╭─ GIVEN MATERIAL
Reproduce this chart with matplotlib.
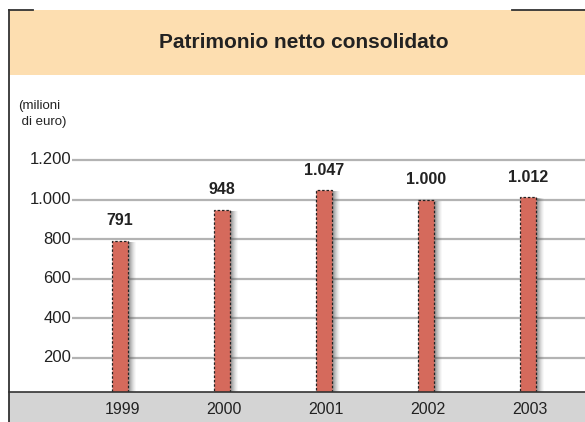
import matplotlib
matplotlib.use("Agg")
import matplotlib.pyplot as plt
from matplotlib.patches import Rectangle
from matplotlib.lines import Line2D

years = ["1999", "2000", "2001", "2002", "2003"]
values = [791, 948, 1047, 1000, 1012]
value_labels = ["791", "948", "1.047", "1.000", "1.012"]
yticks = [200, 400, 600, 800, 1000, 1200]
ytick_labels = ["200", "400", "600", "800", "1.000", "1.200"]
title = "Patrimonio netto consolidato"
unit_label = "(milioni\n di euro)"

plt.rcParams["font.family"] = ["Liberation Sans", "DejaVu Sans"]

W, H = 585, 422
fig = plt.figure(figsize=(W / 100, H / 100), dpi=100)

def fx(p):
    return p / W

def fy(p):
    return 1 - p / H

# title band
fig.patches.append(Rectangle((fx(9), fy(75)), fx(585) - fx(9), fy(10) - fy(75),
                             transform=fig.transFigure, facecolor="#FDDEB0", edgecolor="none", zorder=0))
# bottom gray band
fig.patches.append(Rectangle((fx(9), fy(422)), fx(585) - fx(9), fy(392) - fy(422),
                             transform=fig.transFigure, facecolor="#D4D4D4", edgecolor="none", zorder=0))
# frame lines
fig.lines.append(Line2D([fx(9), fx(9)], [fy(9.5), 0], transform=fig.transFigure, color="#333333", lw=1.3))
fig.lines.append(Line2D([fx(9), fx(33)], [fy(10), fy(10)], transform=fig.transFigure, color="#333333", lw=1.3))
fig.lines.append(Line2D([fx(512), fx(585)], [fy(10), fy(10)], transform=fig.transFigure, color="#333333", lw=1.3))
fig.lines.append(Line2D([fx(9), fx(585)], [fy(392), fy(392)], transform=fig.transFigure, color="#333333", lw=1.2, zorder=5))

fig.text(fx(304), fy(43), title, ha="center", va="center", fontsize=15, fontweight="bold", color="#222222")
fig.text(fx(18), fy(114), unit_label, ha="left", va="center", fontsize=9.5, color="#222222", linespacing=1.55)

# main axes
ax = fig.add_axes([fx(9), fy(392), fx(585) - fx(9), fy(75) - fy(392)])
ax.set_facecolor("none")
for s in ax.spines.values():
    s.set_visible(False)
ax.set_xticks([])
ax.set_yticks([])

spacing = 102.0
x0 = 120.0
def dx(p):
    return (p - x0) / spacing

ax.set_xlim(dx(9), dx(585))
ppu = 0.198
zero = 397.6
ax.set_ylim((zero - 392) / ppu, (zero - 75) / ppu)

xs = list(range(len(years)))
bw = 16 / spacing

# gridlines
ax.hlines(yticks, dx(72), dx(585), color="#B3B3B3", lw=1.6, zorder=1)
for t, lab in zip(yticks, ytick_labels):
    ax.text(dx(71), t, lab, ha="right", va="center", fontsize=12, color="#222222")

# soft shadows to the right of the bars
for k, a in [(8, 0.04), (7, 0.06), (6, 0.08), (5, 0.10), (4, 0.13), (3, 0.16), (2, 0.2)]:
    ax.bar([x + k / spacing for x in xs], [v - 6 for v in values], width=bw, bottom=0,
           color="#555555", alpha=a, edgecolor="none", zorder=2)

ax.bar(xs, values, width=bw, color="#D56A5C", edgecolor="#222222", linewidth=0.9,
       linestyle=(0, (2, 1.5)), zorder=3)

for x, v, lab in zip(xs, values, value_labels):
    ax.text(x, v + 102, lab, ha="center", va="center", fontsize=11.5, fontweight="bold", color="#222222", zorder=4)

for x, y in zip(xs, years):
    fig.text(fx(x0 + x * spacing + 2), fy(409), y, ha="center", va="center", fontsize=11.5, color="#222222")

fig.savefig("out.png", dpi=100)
╰─
■ **GIVEN REQUEST**
From the first line above to the line containing "return 1 - p / H", repeat each line exactly. Pictures stay out.

■ **IN RESPONSE**
Reproduce this chart with matplotlib.
import matplotlib
matplotlib.use("Agg")
import matplotlib.pyplot as plt
from matplotlib.patches import Rectangle
from matplotlib.lines import Line2D

years = ["1999", "2000", "2001", "2002", "2003"]
values = [791, 948, 1047, 1000, 1012]
value_labels = ["791", "948", "1.047", "1.000", "1.012"]
yticks = [200, 400, 600, 800, 1000, 1200]
ytick_labels = ["200", "400", "600", "800", "1.000", "1.200"]
title = "Patrimonio netto consolidato"
unit_label = "(milioni\n di euro)"

plt.rcParams["font.family"] = ["Liberation Sans", "DejaVu Sans"]

W, H = 585, 422
fig = plt.figure(figsize=(W / 100, H / 100), dpi=100)

def fx(p):
    return p / W

def fy(p):
    return 1 - p / H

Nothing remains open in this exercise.